A typical liquid crystal display (LCD) includes a passive optical liquid crystal panel and a backlight module to provide sufficient illumination for the liquid crystal panel, so that the LCD can display images.
FIG. 7 is an exploded, isometric view of a typical LCD. The typical LCD 100 includes a liquid crystal panel 19 and a backlight module 10. The backlight module 10 includes a light shield member 110, a plurality of light emitting diodes (LEDs) 120, an optical film set 130, a light guiding plate (LGP) 140, a frame 150, a reflector 160, and a bezel 180.
The LGP 140 includes a bottom surface 142 and a light incident surface 143 adjoining the bottom surface 142. The frame 150 includes four sidewalls 151 that cooperatively define an accommodating space (not labeled), and a plurality of grooves (not labeled) formed at one of the sidewalls 151. A rectangular adhesive tape 162 is affixed along the edges of the reflector 160.
In assembly, the LGP 140, the optical film set 130, and the light shield member 110 are received in the accommodating space.
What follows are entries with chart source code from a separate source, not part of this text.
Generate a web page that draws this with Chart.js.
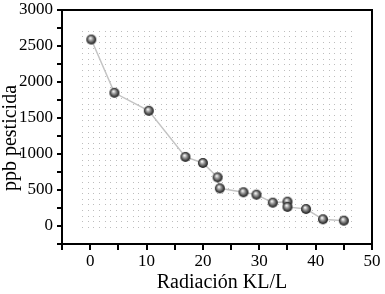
<!DOCTYPE html>
<html>
<head>
<meta charset="utf-8">
<script src="https://cdn.jsdelivr.net/npm/chart.js@4/dist/chart.umd.min.js"></script>
<style>
  html, body { margin: 0; padding: 0; background: #fff; }
  #wrap { width: 385px; height: 294px; }
</style>
</head>
<body>
<div id="wrap"><canvas id="c" width="385" height="294"></canvas></div>
<script>
// Valeurs
const radiacion = [0.2, 4.3, 10.4, 16.9, 20.0, 22.6, 23.0, 27.2, 29.5, 32.4, 35.0, 35.0, 38.3, 41.3, 45.0];
const pesticida = [2590, 1850, 1600, 960, 875, 676, 523, 468, 435, 324, 338, 265, 236, 93, 74];
const xTicks = [0, 10, 20, 30, 40, 50];
const yTicks = [0, 500, 1000, 1500, 2000, 2500, 3000];
const xTitle = 'Radiación KL/L';
const yTitle = 'ppb pesticida';

const serif = "'Liberation Serif', 'DejaVu Serif', serif";

// Bille grise pour les points
function makeSphere(r) {
    const cv = document.createElement('canvas');
    cv.width = cv.height = r * 2 + 2;
    const g = cv.getContext('2d');
    const c = r + 1;
    const grad = g.createRadialGradient(c - 1, c - 1.5, 0.5, c, c, r);
    grad.addColorStop(0, '#f0f0f0');
    grad.addColorStop(0.35, '#9a9a9a');
    grad.addColorStop(0.8, '#3a3a3a');
    grad.addColorStop(1, '#1a1a1a');
    g.fillStyle = grad;
    g.beginPath();
    g.arc(c, c, r, 0, Math.PI * 2);
    g.fill();
    return cv;
}
const sphere = makeSphere(5);

// Fond pointillé, cadre et titres des axes
const decor = {
    id: 'decor',
    beforeDatasetsDraw(chart) {
        const { ctx, scales: { x, y } } = chart;
        const x0 = x.getPixelForValue(-1.4), x1 = x.getPixelForValue(46.9);
        const y0 = y.getPixelForValue(2710), y1 = y.getPixelForValue(-70);
        ctx.save();
        ctx.fillStyle = '#bdbdbd';
        for (let py = y0; py <= y1 + 0.1; py += 5.6) {
            for (let px = x0; px <= x1 + 0.1; px += 5.6) {
                ctx.fillRect(Math.round(px), Math.round(py), 1, 1);
            }
        }
        ctx.restore();
    },
    afterDraw(chart) {
        const { ctx, chartArea: a } = chart;
        ctx.save();
        ctx.strokeStyle = '#000';
        ctx.lineWidth = 2;
        ctx.strokeRect(a.left, a.top, a.right - a.left, a.bottom - a.top);

        ctx.fillStyle = '#000';
        ctx.font = '20px ' + serif;
        ctx.textAlign = 'center';
        ctx.textBaseline = 'middle';
        ctx.fillText(xTitle, (a.left + a.right) / 2 + 5, 283);
        ctx.translate(11, 138);
        ctx.rotate(-Math.PI / 2);
        ctx.fillText(yTitle, 0, 0);
        ctx.restore();
    }
};

const ctx = document.getElementById('c').getContext('2d');
new Chart(ctx, {
    type: 'scatter',
    data: {
        datasets: [{
            data: radiacion.map((v, i) => ({ x: v, y: pesticida[i] })),
            showLine: true,
            borderColor: '#c4c4c4',
            borderWidth: 1.5,
            pointStyle: sphere,
            pointRadius: 5
        }]
    },
    options: {
        responsive: false,
        animation: false,
        layout: { padding: { top: 10, right: 13, left: 0, bottom: 0 } },
        plugins: { legend: { display: false }, tooltip: { enabled: false } },
        scales: {
            x: {
                type: 'linear',
                min: -5,
                max: 50,
                afterFit(s) { s.height = 50; s.paddingLeft = 0; s.paddingRight = 0; },
                border: { display: false },
                grid: { drawOnChartArea: false, tickLength: 6, color: '#000', lineWidth: 2 },
                ticks: {
                    stepSize: 5,
                    autoSkip: false,
                    maxRotation: 0,
                    color: '#000',
                    padding: 1,
                    font: { family: serif, size: 17 },
                    callback: v => xTicks.includes(v) ? String(v) : ''
                }
            },
            y: {
                min: -250,
                max: 3000,
                afterFit(s) { s.width = 62; s.paddingTop = 0; s.paddingBottom = 0; },
                border: { display: false },
                grid: { drawOnChartArea: false, tickLength: 5, color: '#000', lineWidth: 2 },
                ticks: {
                    stepSize: 250,
                    autoSkip: false,
                    color: '#000',
                    padding: 4,
                    font: { family: serif, size: 17 },
                    callback: v => yTicks.includes(v) ? String(v) : ''
                }
            }
        }
    },
    plugins: [decor]
});
</script>
</body>
</html>
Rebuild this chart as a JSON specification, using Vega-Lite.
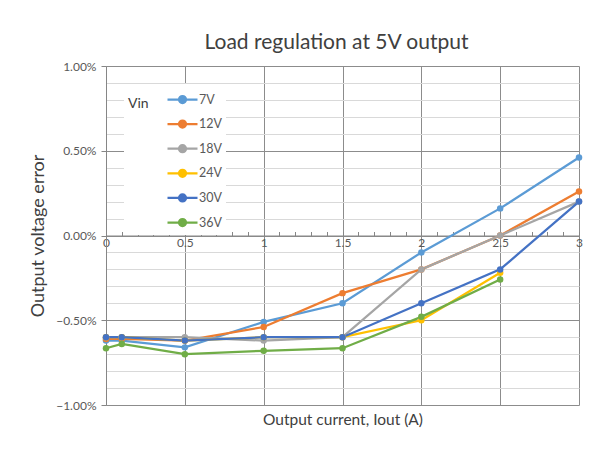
{
  "$schema": "https://vega.github.io/schema/vega-lite/v6.json",
  "autosize": {"type": "none"},
  "padding": {"left": 106, "top": 66, "right": 34, "bottom": 52},
  "width": 473,
  "height": 339,
  "background": "white",
  "title": {"text": "Load regulation at 5V output", "fontSize": 21, "font": "Lato", "fontWeight": "normal", "color": "#404040", "offset": 7, "dx": -6},
  "config": {"view": {"stroke": null}, "font": "Lato"},
  "data": {"values": [
    {"I": 0, "V": "7V", "e": -0.62}, {"I": 0.1, "V": "7V", "e": -0.62}, {"I": 0.5, "V": "7V", "e": -0.66}, {"I": 1, "V": "7V", "e": -0.51}, {"I": 1.5, "V": "7V", "e": -0.40}, {"I": 2, "V": "7V", "e": -0.10}, {"I": 2.5, "V": "7V", "e": 0.16}, {"I": 3, "V": "7V", "e": 0.46},
    {"I": 0, "V": "12V", "e": -0.61}, {"I": 0.1, "V": "12V", "e": -0.61}, {"I": 0.5, "V": "12V", "e": -0.62}, {"I": 1, "V": "12V", "e": -0.54}, {"I": 1.5, "V": "12V", "e": -0.34}, {"I": 2, "V": "12V", "e": -0.20}, {"I": 2.5, "V": "12V", "e": 0.0}, {"I": 3, "V": "12V", "e": 0.26},
    {"I": 0, "V": "18V", "e": -0.60}, {"I": 0.1, "V": "18V", "e": -0.60}, {"I": 0.5, "V": "18V", "e": -0.60}, {"I": 1, "V": "18V", "e": -0.62}, {"I": 1.5, "V": "18V", "e": -0.60}, {"I": 2, "V": "18V", "e": -0.20}, {"I": 2.5, "V": "18V", "e": 0.0}, {"I": 3, "V": "18V", "e": 0.20},
    {"I": 0, "V": "24V", "e": -0.60}, {"I": 0.1, "V": "24V", "e": -0.60}, {"I": 0.5, "V": "24V", "e": -0.62}, {"I": 1, "V": "24V", "e": -0.60}, {"I": 1.5, "V": "24V", "e": -0.60}, {"I": 2, "V": "24V", "e": -0.50}, {"I": 2.5, "V": "24V", "e": -0.22},
    {"I": 0, "V": "30V", "e": -0.60}, {"I": 0.1, "V": "30V", "e": -0.60}, {"I": 0.5, "V": "30V", "e": -0.62}, {"I": 1, "V": "30V", "e": -0.60}, {"I": 1.5, "V": "30V", "e": -0.60}, {"I": 2, "V": "30V", "e": -0.40}, {"I": 2.5, "V": "30V", "e": -0.20}, {"I": 3, "V": "30V", "e": 0.20},
    {"I": 0, "V": "36V", "e": -0.665}, {"I": 0.1, "V": "36V", "e": -0.64}, {"I": 0.5, "V": "36V", "e": -0.70}, {"I": 1, "V": "36V", "e": -0.68}, {"I": 1.5, "V": "36V", "e": -0.665}, {"I": 2, "V": "36V", "e": -0.48}, {"I": 2.5, "V": "36V", "e": -0.26}
  ]},
  "mark": {"type": "line", "strokeWidth": 2.25, "point": {"filled": true, "size": 42, "opacity": 1}},
  "encoding": {
    "x": {
      "field": "I", "type": "quantitative",
      "scale": {"domain": [0, 3], "nice": false, "zero": false},
      "axis": {
        "title": "Output current, Iout (A)",
        "titleFont": "Lato", "titleFontSize": 15.5, "titleFontWeight": "normal", "titleColor": "#404040",
        "titlePadding": 164,
        "offset": -169.5,
        "values": [0, 0.1, 0.2, 0.3, 0.4, 0.5, 0.6, 0.7, 0.8, 0.9, 1, 1.1, 1.2, 1.3, 1.4, 1.5, 1.6, 1.7, 1.8, 1.9, 2, 2.1, 2.2, 2.3, 2.4, 2.5, 2.6, 2.7, 2.8, 2.9, 3],
        "labelExpr": "abs(datum.value*2 - round(datum.value*2)) < 0.01 ? format(datum.value, '~g') : ''",
        "labelFont": "Lato", "labelFontSize": 12, "labelColor": "#595959", "labelPadding": 6,
        "labelFlush": false, "labelOverlap": false,
        "domainColor": "#868686", "domainWidth": 1,
        "tickColor": "#868686", "tickSize": -4, "tickWidth": 1,
        "grid": true,
        "gridColor": {"condition": {"test": "abs(datum.value*2 - round(datum.value*2)) < 0.01", "value": "#8c8c8c"}, "value": "transparent"},
        "gridWidth": 1
      }
    },
    "y": {
      "field": "e", "type": "quantitative",
      "scale": {"domain": [-1, 1], "nice": false, "zero": false},
      "axis": {
        "title": "Output voltage error",
        "titleFont": "Lato", "titleFontSize": 18, "titleFontWeight": "normal", "titleColor": "#404040",
        "titlePadding": 8,
        "values": [-1, -0.9, -0.8, -0.7, -0.6, -0.5, -0.4, -0.3, -0.2, -0.1, 0, 0.1, 0.2, 0.3, 0.4, 0.5, 0.6, 0.7, 0.8, 0.9, 1],
        "labelExpr": "abs(datum.value*2 - round(datum.value*2)) < 0.01 ? format(datum.value, '.2f') + '%' : ''",
        "labelFont": "Lato", "labelFontSize": 12, "labelColor": "#595959", "labelPadding": 5,
        "labelOverlap": false,
        "domainColor": "#868686",
        "tickSize": 5,
        "tickColor": {"condition": {"test": "abs(datum.value*2 - round(datum.value*2)) < 0.01", "value": "#868686"}, "value": "transparent"},
        "grid": true,
        "gridColor": {"condition": {"test": "abs(datum.value*2 - round(datum.value*2)) < 0.01", "value": "#8c8c8c"}, "value": "#d9d9d9"},
        "gridWidth": 1
      }
    },
    "color": {
      "field": "V", "type": "nominal",
      "scale": {"domain": ["7V", "12V", "18V", "24V", "30V", "36V"], "range": ["#5B9BD5", "#ED7D31", "#A5A5A5", "#FFC000", "#4472C4", "#70AD47"]},
      "legend": {
        "title": "Vin",
        "orient": "none", "legendX": 18, "legendY": 18,
        "fillColor": "white", "padding": 4,
        "titleOrient": "left", "titleAnchor": "start", "titleBaseline": "top", "titlePadding": 22,
        "titleFont": "Lato", "titleFontSize": 14, "titleFontWeight": "normal", "titleColor": "#404040",
        "labelFont": "Lato", "labelFontSize": 12.5, "labelColor": "#595959", "labelOffset": 5,
        "rowPadding": 4.6,
        "symbolSize": 400,
        "symbolType": "M-1.5,0H1.5M0.35,0A0.35,0.35 0 1,1 -0.35,0A0.35,0.35 0 1,1 0.35,0Z",
        "symbolStrokeWidth": 2.25,
        "encode": {
          "title": {"update": {"dy": {"value": 9}}},
          "symbols": {"update": {"fill": {"scale": "color", "field": "value"}, "stroke": {"scale": "color", "field": "value"}, "opacity": {"value": 1}}}
        }
      }
    }
  }
}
Each LED 120 is received in a corresponding groove and adjacent to the light incident surface 143. The reflector 160 is received in the bezel 180. The frame 150, the LGP 140, the optical film set 130, the light shield member 110, and the plurality of LEDs 120, are positioned onto the reflector 160. The bottom surface 142 is attached to the reflector 160 via the adhesive tape 162. The liquid crystal panel 19 is positioned onto the backlight module 10 forming the LCD 100.
In operation, incident light beams are emitted from the LEDs 120 to the LGP 140. A part of the light beams are emitted out from the bottom surface 142 and reflected back into the LGP 140 by the reflector 160. The LGP 140 guides both the incident and reflected light beams to the liquid crystal panel 19.
A typical thickness of the adhesive tape 162 is usually in a range from about 0.03 to about 0.05 millimeters, to ensure adhesion between the LGP 140 and the reflector 160. However, the typical thickness may induce a gap between the LGP 140 and the reflector 160. Light beams emanating from the bottom surface 142 of the LGP 140 may be consumed in the gap. As a result, the light utilization efficiency of the backlight module 10 is low and the brightness of the LCD 100 is degraded.
Therefore, a backlight module and an LCD employing such backlight module is desired to overcome the above-described deficiencies.